Iluvatar "manufactures" Neoprogressive music in a very European style, characterized by a brilliant elegance. The exquisite musicians: Dennis Mullin (guitars), Deán Morekas (bass), Jim Rezek (keyboards) and Chris Mack (battery) -the latter is the only change since "Children" (95) - never get crazy and always maintain the elegant sound in soft and strong moments. The amazing voice of singer Glenn McLaughin alone elevates this album to the highest peaks. In my opinion, he is one of the best current vocalists, without a doubt.
"A story two days wide" contains seven songs that vary between four and fifteen minutes of duration, with a very homogeneous style amongst them, and with the logical up and downs of the Neoprogressive style. Seven well elaborated tracks with all kind of atmospheres but with a strong deja-vu sensation. The problem of this CD is its lack of originality, strength or composing personality. We see plenty of poorly condensed influences lacking the spice of some original ideas. More than showing influences, it seems as if they have copied pieces from here and there. I fear this is more an album made to satisfy buyers than to surprise and take risks.
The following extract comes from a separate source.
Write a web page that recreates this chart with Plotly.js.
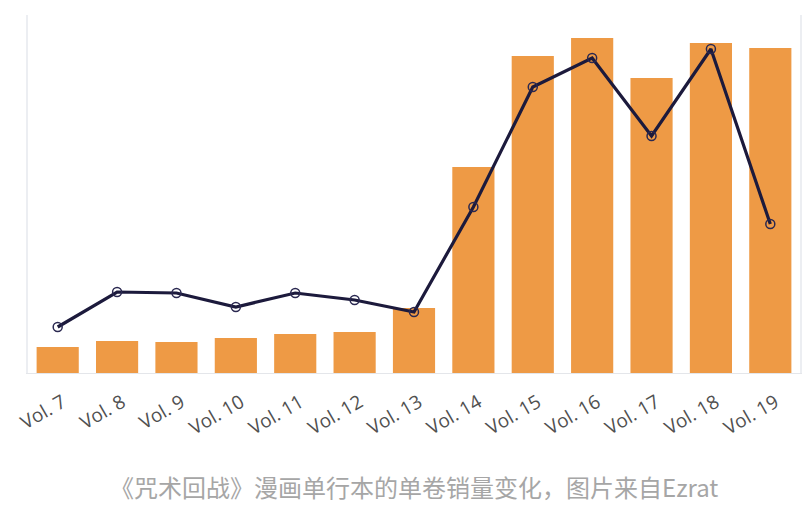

As an example the last song "Indian rain" (the longest and in theory key track of the album) begins with the typical recording of a soft and melancholic rainstorm we have heard in some many other records. In itself, this is not bad, but it hints of what will come later. There is not a moment in this song with an apex of originality. A poor piece to which only a strong musicianship adds any value.
Of the rest of the album, I would highlight the first song "Sojourns", the most inspired composition of the whole album, in my opinion. Of "Even angels fall" I would say it is one of the most boring songs I have listened for a long time. The whole work maintains roughly the same level of quality.
It has also been a good time to listen again to their previous albums. I reach the conclusion that Iluvatar has the same problem than many other bands: they get more technical and professional on time but decreasingly fresh or imaginative.
In spite of this harsh review, I would say this is a good Neoprogressive album, but I will probably forget it in a short period of time. Iluvatars music is as a perfume with a pleasant scent that only lives for some minutes. And the sad thing is that, I believe, they own the essence needed to make it an intense and durable perfume.